SHORT PROBLEM
Read through the data and report every line in which the word "matplotlib" occurs.

━━━━━━━━━━

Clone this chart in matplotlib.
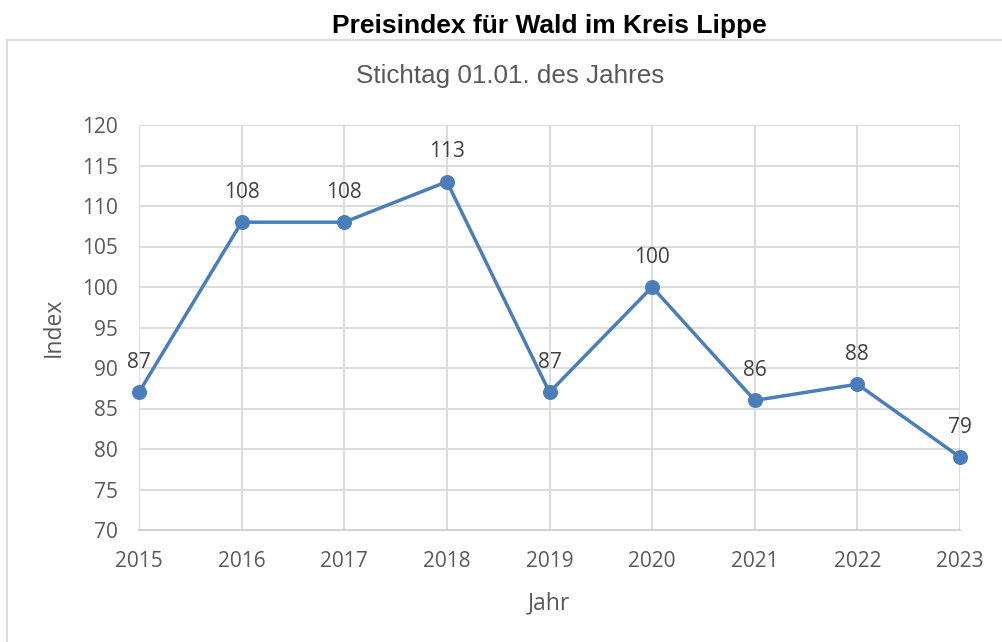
import matplotlib
matplotlib.use("Agg")
import matplotlib.pyplot as plt
from matplotlib.patches import Rectangle

years = [2015, 2016, 2017, 2018, 2019, 2020, 2021, 2022, 2023]
index_values = [87, 108, 108, 113, 87, 100, 86, 88, 79]
yticks = [70, 75, 80, 85, 90, 95, 100, 105, 110, 115, 120]

W, H = 1003, 642
fig = plt.figure(figsize=(W / 100, H / 100), dpi=100)
fig.patch.set_facecolor("white")

def fx(px):
    return px / W

def fy(py):
    return 1 - py / H

# chart border
fig.add_artist(Rectangle((fx(7), fy(700)), fx(1010) - fx(7), fy(40) - fy(700),
                         transform=fig.transFigure, fill=False,
                         edgecolor="#d9d9d9", linewidth=1.3, zorder=0))

fig.text(fx(549), fy(26), "Preisindex für Wald im Kreis Lippe",
         ha="center", va="center", fontsize=19, fontweight="bold",
         family=["Liberation Sans", "DejaVu Sans"], color="black")
fig.text(fx(510), fy(76), "Stichtag 01.01. des Jahres",
         ha="center", va="center", fontsize=18.7,
         family=["Liberation Sans", "DejaVu Sans"], color="#595959")

ax = fig.add_axes([fx(139), fy(530), fx(960) - fx(139), fy(125) - fy(530)])
ax.set_xlim(years[0], years[-1])
ax.set_ylim(yticks[0], yticks[-1])
ax.set_xticks(years)
ax.set_yticks(yticks)
ax.grid(True, color="#d9d9d9", linewidth=1.3, zorder=0)
for s in ["top", "right", "left"]:
    ax.spines[s].set_visible(False)
ax.spines["bottom"].set_color("#d0d0d0")
ax.spines["bottom"].set_linewidth(1.3)
ax.tick_params(length=0, labelsize=15, labelcolor="#595959")
ax.tick_params(axis="x", pad=15)
ax.tick_params(axis="y", pad=15)
for lab in ax.get_xticklabels() + ax.get_yticklabels():
    lab.set_family(["Open Sans", "DejaVu Sans"])

ax.plot(years, index_values, color="#4a7ebb", linewidth=2.5, marker="o",
        markersize=9.8, zorder=3, clip_on=False)
for x, y in zip(years, index_values):
    ax.annotate(str(y), (x, y), xytext=(0, 14), textcoords="offset points",
                ha="center", va="bottom", fontsize=15, color="#404040",
                family=["Open Sans", "DejaVu Sans"])

ax.set_xlabel("Jahr", fontsize=16.5, color="#595959", family=["Open Sans", "DejaVu Sans"], labelpad=14)
ax.set_ylabel("Index", fontsize=16.5, color="#595959", family=["Open Sans", "DejaVu Sans"], labelpad=12)

fig.savefig("out.png", dpi=100)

━━━━━━━━━━

FULL OUTPUT
Clone this chart in matplotlib.
import matplotlib
matplotlib.use("Agg")
import matplotlib.pyplot as plt
from matplotlib.patches import Rectangle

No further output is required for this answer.